Stated task: Retype exactly the lines from the first one through the line with "fontsize=12, fontweight='bold', color='#9bbb59')", including both ends; skip any pictures.

Collected data:

━━━

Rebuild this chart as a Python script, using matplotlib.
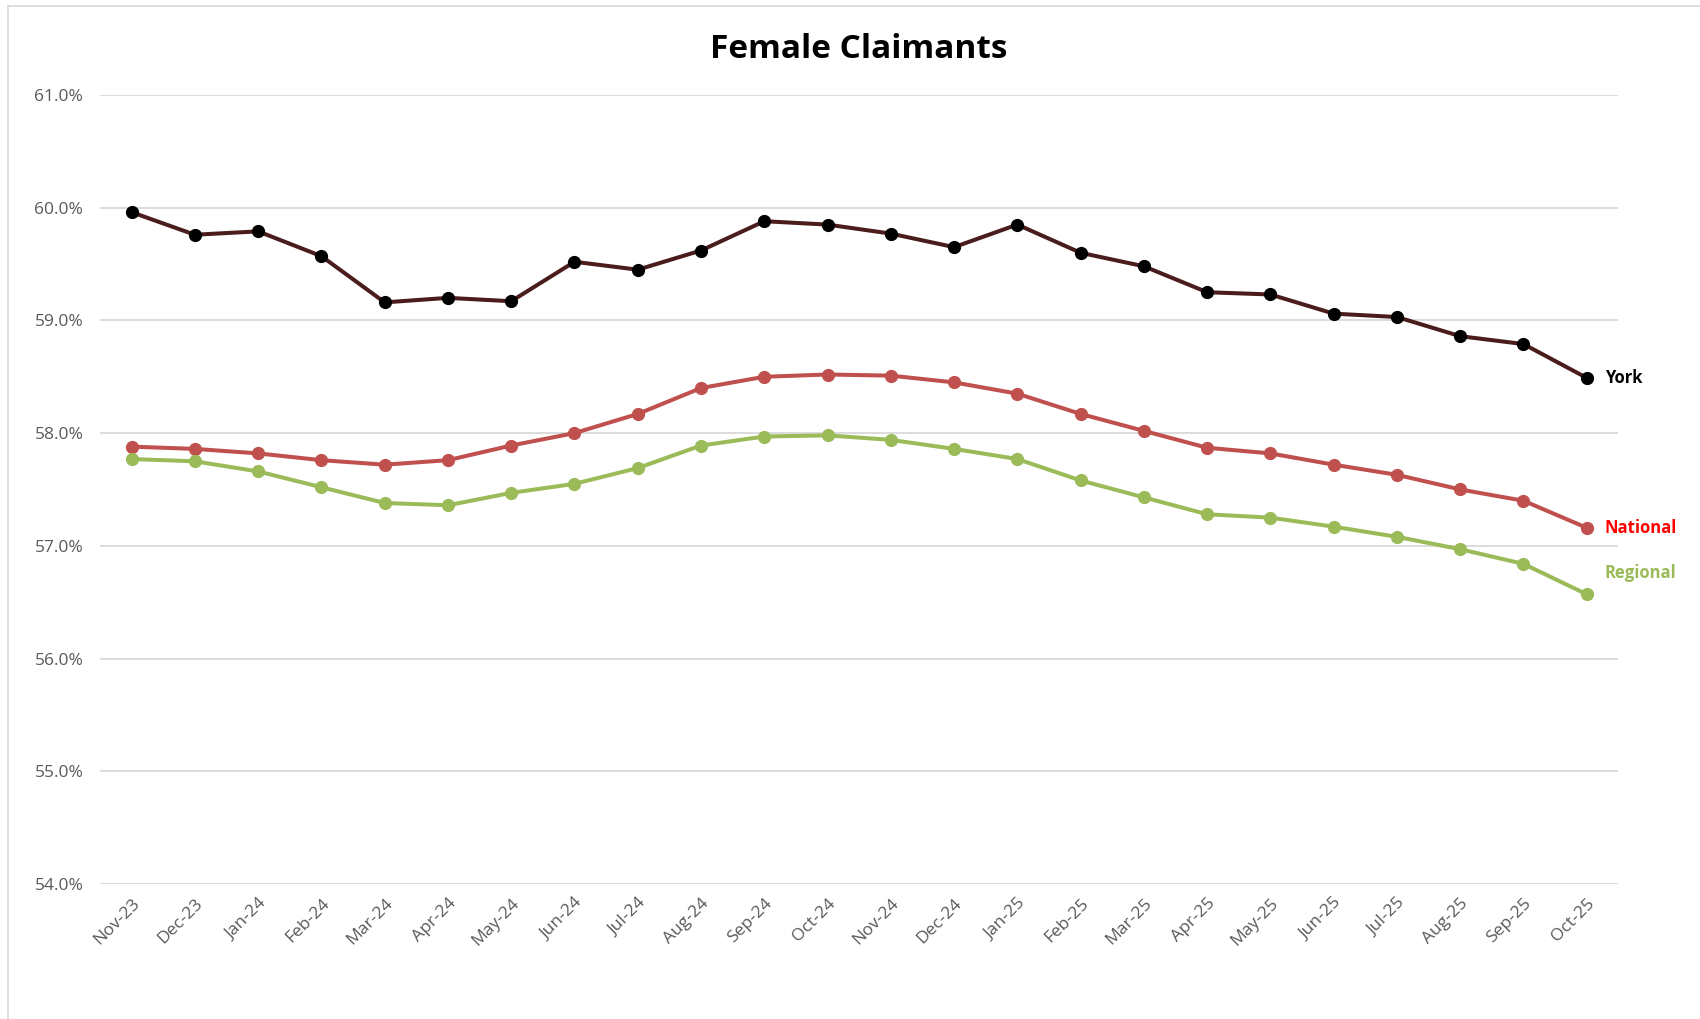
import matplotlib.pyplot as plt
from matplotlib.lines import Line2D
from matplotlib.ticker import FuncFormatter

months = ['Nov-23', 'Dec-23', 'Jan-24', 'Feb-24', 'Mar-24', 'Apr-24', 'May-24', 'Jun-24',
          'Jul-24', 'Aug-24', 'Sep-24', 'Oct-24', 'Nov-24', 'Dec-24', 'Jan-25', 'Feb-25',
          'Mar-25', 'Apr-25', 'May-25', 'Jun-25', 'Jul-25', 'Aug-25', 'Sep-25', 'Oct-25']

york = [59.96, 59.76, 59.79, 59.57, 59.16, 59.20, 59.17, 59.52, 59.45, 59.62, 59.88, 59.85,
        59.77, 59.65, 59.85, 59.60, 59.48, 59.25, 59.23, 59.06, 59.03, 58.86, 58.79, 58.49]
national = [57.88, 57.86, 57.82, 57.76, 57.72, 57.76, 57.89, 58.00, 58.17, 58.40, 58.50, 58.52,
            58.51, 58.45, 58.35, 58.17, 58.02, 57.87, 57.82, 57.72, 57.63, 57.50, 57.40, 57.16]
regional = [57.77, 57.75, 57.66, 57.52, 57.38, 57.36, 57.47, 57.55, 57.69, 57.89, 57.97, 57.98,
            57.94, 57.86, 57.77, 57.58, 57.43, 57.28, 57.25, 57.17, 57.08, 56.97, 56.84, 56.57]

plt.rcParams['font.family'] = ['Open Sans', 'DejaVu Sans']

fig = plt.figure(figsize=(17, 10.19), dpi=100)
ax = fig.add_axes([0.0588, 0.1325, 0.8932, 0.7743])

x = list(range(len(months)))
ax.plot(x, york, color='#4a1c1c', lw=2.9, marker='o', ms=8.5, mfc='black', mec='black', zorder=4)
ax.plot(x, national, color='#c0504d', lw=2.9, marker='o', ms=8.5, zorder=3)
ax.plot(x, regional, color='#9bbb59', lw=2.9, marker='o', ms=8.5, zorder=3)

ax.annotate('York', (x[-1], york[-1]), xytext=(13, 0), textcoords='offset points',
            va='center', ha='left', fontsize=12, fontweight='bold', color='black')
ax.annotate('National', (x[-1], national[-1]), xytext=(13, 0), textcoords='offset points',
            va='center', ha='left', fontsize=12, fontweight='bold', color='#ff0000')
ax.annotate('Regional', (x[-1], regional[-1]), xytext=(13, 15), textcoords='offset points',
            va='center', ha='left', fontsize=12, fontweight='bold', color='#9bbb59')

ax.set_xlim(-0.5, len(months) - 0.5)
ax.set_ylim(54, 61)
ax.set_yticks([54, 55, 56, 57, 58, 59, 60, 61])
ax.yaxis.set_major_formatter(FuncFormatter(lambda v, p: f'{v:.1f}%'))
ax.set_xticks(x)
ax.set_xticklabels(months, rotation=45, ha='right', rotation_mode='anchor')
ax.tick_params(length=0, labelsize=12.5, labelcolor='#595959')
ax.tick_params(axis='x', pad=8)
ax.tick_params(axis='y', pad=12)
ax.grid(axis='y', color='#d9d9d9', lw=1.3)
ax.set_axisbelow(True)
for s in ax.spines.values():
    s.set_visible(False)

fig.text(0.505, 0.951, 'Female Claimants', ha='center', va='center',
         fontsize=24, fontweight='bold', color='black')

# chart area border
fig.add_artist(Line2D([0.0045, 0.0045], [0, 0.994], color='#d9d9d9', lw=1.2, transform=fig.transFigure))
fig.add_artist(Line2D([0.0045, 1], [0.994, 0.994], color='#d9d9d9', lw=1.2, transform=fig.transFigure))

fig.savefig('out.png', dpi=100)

━━━

Response to this task:
Rebuild this chart as a Python script, using matplotlib.
import matplotlib.pyplot as plt
from matplotlib.lines import Line2D
from matplotlib.ticker import FuncFormatter

months = ['Nov-23', 'Dec-23', 'Jan-24', 'Feb-24', 'Mar-24', 'Apr-24', 'May-24', 'Jun-24',
          'Jul-24', 'Aug-24', 'Sep-24', 'Oct-24', 'Nov-24', 'Dec-24', 'Jan-25', 'Feb-25',
          'Mar-25', 'Apr-25', 'May-25', 'Jun-25', 'Jul-25', 'Aug-25', 'Sep-25', 'Oct-25']

york = [59.96, 59.76, 59.79, 59.57, 59.16, 59.20, 59.17, 59.52, 59.45, 59.62, 59.88, 59.85,
        59.77, 59.65, 59.85, 59.60, 59.48, 59.25, 59.23, 59.06, 59.03, 58.86, 58.79, 58.49]
national = [57.88, 57.86, 57.82, 57.76, 57.72, 57.76, 57.89, 58.00, 58.17, 58.40, 58.50, 58.52,
            58.51, 58.45, 58.35, 58.17, 58.02, 57.87, 57.82, 57.72, 57.63, 57.50, 57.40, 57.16]
regional = [57.77, 57.75, 57.66, 57.52, 57.38, 57.36, 57.47, 57.55, 57.69, 57.89, 57.97, 57.98,
            57.94, 57.86, 57.77, 57.58, 57.43, 57.28, 57.25, 57.17, 57.08, 56.97, 56.84, 56.57]

plt.rcParams['font.family'] = ['Open Sans', 'DejaVu Sans']

fig = plt.figure(figsize=(17, 10.19), dpi=100)
ax = fig.add_axes([0.0588, 0.1325, 0.8932, 0.7743])

x = list(range(len(months)))
ax.plot(x, york, color='#4a1c1c', lw=2.9, marker='o', ms=8.5, mfc='black', mec='black', zorder=4)
ax.plot(x, national, color='#c0504d', lw=2.9, marker='o', ms=8.5, zorder=3)
ax.plot(x, regional, color='#9bbb59', lw=2.9, marker='o', ms=8.5, zorder=3)

ax.annotate('York', (x[-1], york[-1]), xytext=(13, 0), textcoords='offset points',
            va='center', ha='left', fontsize=12, fontweight='bold', color='black')
ax.annotate('National', (x[-1], national[-1]), xytext=(13, 0), textcoords='offset points',
            va='center', ha='left', fontsize=12, fontweight='bold', color='#ff0000')
ax.annotate('Regional', (x[-1], regional[-1]), xytext=(13, 15), textcoords='offset points',
            va='center', ha='left', fontsize=12, fontweight='bold', color='#9bbb59')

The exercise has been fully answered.